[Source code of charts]
* * * * * * *
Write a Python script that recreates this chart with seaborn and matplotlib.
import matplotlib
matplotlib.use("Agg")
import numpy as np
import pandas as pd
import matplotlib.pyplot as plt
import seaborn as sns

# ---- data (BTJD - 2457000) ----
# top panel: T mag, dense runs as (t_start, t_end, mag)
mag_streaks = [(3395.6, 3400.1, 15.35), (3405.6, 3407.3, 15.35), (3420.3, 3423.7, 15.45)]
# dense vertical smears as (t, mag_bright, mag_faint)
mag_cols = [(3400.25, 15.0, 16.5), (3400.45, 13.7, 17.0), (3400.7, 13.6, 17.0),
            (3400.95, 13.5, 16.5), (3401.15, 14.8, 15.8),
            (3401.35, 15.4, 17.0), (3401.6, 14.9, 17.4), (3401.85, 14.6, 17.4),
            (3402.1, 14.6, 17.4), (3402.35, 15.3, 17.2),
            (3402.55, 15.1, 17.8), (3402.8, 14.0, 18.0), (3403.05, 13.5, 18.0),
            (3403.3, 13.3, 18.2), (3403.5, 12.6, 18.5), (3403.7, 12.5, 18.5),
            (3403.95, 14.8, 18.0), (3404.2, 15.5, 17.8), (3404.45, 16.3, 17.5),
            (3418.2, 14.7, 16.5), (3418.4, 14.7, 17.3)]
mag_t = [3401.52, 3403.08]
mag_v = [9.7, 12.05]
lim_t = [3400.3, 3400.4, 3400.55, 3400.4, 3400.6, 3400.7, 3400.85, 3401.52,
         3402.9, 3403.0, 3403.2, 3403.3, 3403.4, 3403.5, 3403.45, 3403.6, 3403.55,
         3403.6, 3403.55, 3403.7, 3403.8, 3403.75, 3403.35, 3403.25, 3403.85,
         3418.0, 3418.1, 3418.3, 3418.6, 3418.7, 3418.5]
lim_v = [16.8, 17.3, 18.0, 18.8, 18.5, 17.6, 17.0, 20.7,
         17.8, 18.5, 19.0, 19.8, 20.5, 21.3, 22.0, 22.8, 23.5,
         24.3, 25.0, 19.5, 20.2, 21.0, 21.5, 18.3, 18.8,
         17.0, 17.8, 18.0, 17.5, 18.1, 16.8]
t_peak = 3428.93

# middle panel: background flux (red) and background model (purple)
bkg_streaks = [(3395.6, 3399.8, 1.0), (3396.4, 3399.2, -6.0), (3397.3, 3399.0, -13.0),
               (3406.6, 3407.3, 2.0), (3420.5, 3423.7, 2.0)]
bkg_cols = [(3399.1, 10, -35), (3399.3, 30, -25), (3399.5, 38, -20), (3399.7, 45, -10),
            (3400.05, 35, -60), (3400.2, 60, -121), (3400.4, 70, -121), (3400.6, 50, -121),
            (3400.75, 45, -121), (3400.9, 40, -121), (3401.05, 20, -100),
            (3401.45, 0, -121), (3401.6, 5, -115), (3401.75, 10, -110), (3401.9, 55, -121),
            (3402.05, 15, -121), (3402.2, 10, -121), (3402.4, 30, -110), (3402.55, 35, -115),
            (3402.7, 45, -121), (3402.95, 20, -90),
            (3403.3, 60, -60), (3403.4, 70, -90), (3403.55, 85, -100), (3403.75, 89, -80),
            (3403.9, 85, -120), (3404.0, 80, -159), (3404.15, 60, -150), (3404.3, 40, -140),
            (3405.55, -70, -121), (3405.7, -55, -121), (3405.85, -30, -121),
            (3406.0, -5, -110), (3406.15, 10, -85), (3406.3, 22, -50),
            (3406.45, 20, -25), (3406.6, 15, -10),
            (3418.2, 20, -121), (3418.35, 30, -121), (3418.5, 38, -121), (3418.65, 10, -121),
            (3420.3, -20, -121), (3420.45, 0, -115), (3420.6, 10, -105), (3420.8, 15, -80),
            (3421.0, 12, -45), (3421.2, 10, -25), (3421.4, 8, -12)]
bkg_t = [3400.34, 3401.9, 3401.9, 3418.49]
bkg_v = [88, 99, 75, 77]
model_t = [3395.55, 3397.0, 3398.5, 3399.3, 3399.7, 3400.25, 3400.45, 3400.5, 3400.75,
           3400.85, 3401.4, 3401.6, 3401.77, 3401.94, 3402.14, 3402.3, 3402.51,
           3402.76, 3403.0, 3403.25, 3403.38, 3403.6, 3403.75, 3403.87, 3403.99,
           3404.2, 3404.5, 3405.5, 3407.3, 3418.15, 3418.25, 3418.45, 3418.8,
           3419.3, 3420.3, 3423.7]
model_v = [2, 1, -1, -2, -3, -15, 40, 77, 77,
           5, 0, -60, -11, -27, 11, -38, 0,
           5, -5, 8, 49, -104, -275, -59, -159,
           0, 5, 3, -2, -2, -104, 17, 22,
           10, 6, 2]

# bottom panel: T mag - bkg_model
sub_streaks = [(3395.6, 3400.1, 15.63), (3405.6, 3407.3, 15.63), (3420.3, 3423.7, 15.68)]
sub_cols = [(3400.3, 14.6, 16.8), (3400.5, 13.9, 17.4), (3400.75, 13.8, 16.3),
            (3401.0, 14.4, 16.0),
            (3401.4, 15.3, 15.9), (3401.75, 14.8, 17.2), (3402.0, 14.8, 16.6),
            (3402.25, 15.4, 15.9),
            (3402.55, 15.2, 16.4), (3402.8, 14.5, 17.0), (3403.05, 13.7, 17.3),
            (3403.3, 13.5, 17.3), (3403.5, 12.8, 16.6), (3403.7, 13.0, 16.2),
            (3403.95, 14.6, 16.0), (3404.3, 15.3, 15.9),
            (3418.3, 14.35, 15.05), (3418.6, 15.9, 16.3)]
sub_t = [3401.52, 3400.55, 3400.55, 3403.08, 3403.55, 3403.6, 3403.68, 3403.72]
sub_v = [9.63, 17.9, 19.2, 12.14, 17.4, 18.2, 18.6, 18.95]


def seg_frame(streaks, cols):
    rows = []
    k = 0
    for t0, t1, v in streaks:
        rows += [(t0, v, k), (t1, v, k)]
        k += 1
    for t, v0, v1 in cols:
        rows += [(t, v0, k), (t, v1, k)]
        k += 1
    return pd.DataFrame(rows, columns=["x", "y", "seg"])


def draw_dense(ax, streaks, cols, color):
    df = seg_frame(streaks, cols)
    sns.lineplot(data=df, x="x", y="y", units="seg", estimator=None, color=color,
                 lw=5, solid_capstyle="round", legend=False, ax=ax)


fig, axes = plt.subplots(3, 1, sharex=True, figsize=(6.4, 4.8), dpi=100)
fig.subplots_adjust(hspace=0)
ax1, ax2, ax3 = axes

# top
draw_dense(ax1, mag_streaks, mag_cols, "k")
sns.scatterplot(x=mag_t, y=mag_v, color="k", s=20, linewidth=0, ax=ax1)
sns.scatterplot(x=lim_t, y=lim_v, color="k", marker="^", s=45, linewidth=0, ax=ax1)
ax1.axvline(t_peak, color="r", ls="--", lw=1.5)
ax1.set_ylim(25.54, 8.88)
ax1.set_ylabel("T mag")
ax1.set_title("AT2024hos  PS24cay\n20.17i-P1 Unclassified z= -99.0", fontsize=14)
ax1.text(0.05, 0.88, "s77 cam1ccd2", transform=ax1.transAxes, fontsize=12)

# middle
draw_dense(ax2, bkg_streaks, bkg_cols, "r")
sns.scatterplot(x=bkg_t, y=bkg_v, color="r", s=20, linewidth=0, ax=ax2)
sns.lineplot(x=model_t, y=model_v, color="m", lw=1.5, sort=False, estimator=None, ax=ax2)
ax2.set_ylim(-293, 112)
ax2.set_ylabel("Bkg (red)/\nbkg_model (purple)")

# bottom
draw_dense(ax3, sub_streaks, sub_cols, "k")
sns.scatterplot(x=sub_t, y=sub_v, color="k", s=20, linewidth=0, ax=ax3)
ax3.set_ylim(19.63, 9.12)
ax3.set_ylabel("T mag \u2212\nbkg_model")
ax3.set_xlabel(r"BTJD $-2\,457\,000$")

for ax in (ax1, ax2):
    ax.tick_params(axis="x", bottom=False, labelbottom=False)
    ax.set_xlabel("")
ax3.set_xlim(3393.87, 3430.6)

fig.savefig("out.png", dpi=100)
* * * * * * *
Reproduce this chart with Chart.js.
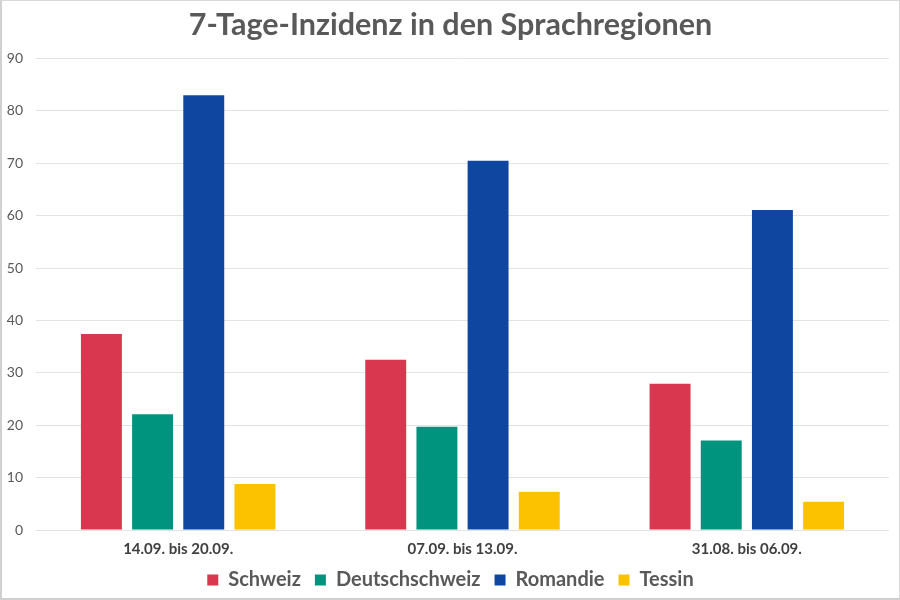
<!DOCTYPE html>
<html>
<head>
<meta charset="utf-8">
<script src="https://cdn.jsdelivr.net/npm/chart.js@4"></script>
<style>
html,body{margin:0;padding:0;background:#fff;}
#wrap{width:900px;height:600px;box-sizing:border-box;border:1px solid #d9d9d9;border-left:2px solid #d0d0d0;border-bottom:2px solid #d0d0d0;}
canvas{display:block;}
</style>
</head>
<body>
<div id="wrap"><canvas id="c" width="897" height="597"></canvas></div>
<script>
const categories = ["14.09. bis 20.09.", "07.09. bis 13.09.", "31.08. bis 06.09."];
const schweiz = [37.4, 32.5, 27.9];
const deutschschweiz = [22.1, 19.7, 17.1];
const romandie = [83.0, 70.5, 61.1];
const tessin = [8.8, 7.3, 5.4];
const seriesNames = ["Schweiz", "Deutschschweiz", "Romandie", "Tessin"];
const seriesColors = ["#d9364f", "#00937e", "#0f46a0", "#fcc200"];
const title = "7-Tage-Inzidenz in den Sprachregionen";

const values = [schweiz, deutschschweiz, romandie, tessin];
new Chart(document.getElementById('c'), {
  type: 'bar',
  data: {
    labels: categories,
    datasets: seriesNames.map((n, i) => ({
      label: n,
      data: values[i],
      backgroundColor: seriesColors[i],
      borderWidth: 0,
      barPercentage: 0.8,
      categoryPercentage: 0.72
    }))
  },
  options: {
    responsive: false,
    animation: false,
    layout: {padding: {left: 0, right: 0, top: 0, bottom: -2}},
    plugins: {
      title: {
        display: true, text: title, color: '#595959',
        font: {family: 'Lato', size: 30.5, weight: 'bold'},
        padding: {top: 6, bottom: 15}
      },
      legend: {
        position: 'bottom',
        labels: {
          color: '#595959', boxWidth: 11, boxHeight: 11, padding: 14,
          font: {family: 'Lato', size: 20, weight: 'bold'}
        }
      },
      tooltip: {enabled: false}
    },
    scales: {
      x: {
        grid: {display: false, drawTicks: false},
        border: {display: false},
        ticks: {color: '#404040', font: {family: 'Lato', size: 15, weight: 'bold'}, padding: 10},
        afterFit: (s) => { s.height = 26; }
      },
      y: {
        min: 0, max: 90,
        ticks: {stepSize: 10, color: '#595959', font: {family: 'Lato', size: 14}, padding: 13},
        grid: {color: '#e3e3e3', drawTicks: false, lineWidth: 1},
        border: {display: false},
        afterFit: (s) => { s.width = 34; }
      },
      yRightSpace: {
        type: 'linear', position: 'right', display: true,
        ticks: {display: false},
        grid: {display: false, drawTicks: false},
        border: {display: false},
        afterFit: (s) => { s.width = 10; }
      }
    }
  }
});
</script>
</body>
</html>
* * * * * * *
Task to complete>
Repeat word for word the stretch of lines from the one with "Write a Python" down to the one with "import seaborn as sns", both included.

Exercise response>
Write a Python script that recreates this chart with seaborn and matplotlib.
import matplotlib
matplotlib.use("Agg")
import numpy as np
import pandas as pd
import matplotlib.pyplot as plt
import seaborn as sns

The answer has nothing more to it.